Le chef de la police Stephen Lo a défendu ses troupes en expliquant qu'elles avaient déjà fort à faire avec les violentes manifestations antigouvernementales qui avaient lieu simultanément sur l'île de Hong Kong.
"Nous avons des problèmes d'effectifs", a-t-il dit, qualifiant de "diffamation" l'idée d'une collusion entre policiers et triades. Les assaillants seront poursuivis, a-t-il assuré.
Yuen Long est situé dans les Nouveaux territoires, près de la frontière avec la Chine, où les gangs et les comités ruraux pro-Pékin sont très influents.
Des attaques similaires contre des manifestants lors de l'immense "mouvement des parapluies" de l'automne 2014 avaient également été imputées aux triades.
Hong Kong est plongée dans la pire crise de son histoire récente, avec de gigantesques manifestations pacifiques contre le gouvernement, mais aussi des affrontements sporadiques entre contestataires radicaux et policiers.

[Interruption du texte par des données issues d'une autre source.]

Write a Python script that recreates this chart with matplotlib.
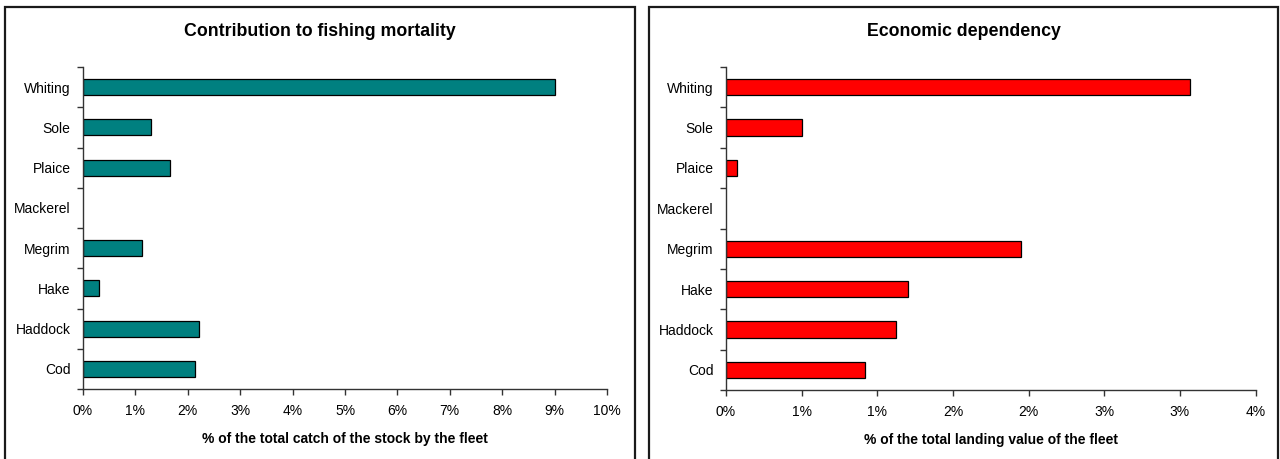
import numpy as np
import matplotlib
matplotlib.use("Agg")
import matplotlib.pyplot as plt
from matplotlib.patches import Rectangle

plt.rcParams['font.family'] = ['Liberation Sans Narrow', 'Liberation Sans', 'DejaVu Sans']

species = ['Cod', 'Haddock', 'Hake', 'Megrim', 'Mackerel', 'Plaice', 'Sole', 'Whiting']
mortality = [2.14, 2.22, 0.31, 1.12, 0.0, 1.66, 1.30, 9.00]
dependency = [0.92, 1.125, 1.205, 1.95, 0.0, 0.075, 0.50, 3.07]

left_ticks = [0, 1, 2, 3, 4, 5, 6, 7, 8, 9, 10]
left_tick_labels = ['0%', '1%', '2%', '3%', '4%', '5%', '6%', '7%', '8%', '9%', '10%']
right_ticks = [0, 0.5, 1.0, 1.5, 2.0, 2.5, 3.0, 3.5]
right_tick_labels = ['0%', '1%', '1%', '2%', '2%', '3%', '3%', '4%']

fig = plt.figure(figsize=(12.8, 4.59), dpi=100)

# panel frames
fig.patches.append(Rectangle((5 / 1280, -0.05), 630 / 1280, 1.05 - 7 / 459,
                             transform=fig.transFigure, fill=False,
                             edgecolor='#1a1a1a', linewidth=1.6))
fig.patches.append(Rectangle((649 / 1280, -0.05), 629 / 1280, 1.05 - 7 / 459,
                             transform=fig.transFigure, fill=False,
                             edgecolor='#1a1a1a', linewidth=1.6))

ax1 = fig.add_axes([83 / 1280, 1 - 389 / 459, 524 / 1280, 322 / 459])
ax2 = fig.add_axes([726 / 1280, 1 - 390 / 459, 529.5 / 1280, 323 / 459])

y = np.arange(len(species))


def style(ax, vals, color, ticks, labels, xlabel):
    lw = [0.9 if v > 0 else 0 for v in vals]
    ax.barh(y, vals, height=0.4, color=color, edgecolor='black', linewidth=lw)
    ax.set_ylim(-0.5, len(species) - 0.5)
    ax.set_xlim(ticks[0], ticks[-1])
    ax.set_xticks(ticks)
    ax.set_xticklabels(labels, fontsize=10)
    ax.set_yticks(y)
    ax.set_yticklabels(species, fontsize=10)
    ax.set_yticks(np.arange(-0.5, len(species), 1), minor=True)
    ax.tick_params(axis='y', which='major', length=0, pad=9)
    ax.tick_params(axis='y', which='minor', length=4, color='#333333', width=1)
    ax.tick_params(axis='x', length=4, color='#333333', width=1, pad=7)
    for s in ['top', 'right']:
        ax.spines[s].set_visible(False)
    for s in ['left', 'bottom']:
        ax.spines[s].set_color('#333333')
        ax.spines[s].set_linewidth(1)
    ax.set_xlabel(xlabel, fontsize=10, fontweight='bold', labelpad=10)


style(ax1, mortality, '#008080', left_ticks, left_tick_labels,
      '% of the total catch of the stock by the fleet')
style(ax2, dependency, '#ff0000', right_ticks, right_tick_labels,
      '% of the total landing value of the fleet')

fig.text(320 / 1280, 1 - 32 / 459, 'Contribution to fishing mortality',
         ha='center', va='center', fontsize=12.8, fontweight='bold')
fig.text(964 / 1280, 1 - 32 / 459, 'Economic dependency',
         ha='center', va='center', fontsize=12.8, fontweight='bold')

fig.savefig('out.png', dpi=100)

Le mouvement est parti du rejet d'un projet de loi désormais suspendu visant à autoriser les extraditions vers la Chine.
Mais la contestation s'est élargie à des revendications plus vastes, l'exigence de réformes démocratiques, l'instauration du suffrage universel et la fin de l'érosion des libertés du territoire semi-autonome.
Atteinte au "peuple chinois"
Tandis que les bandes armées se déchaînaient à Yuen Long, la police faisait face à des manifestants radicaux au coeur de la mégapole à l'issue d'un nouveau défilé gigantesque dans l'après-midi.
Des policiers anti-émeutes ont tiré des balles en caoutchouc et des gaz lacrymogènes contre les contestataires, qui s'en sont pris au Bureau de liaison du gouvernement chinois à Hong Kong.
Les manifestants ont ainsi jeté des oeufs et inscrit des graffitis sur la façade du bâtiment, nouveau défi à l'autorité de Pékin après la mise à sac en début de mois du Parlement hongkongais.
Wang Zhimin, le chef du Bureau de liaison, a dénoncé lundi une atteinte à "l'ensemble du peuple chinois".
La cheffe du gouvernement Carrie Lam a condamné à la fois l'attaque du Bureau de liaison et les gangs d'assaillants, déclarant que la ville toute entière était "scandalisée". "Nous n'approuvons absolument pas ce genre de violences".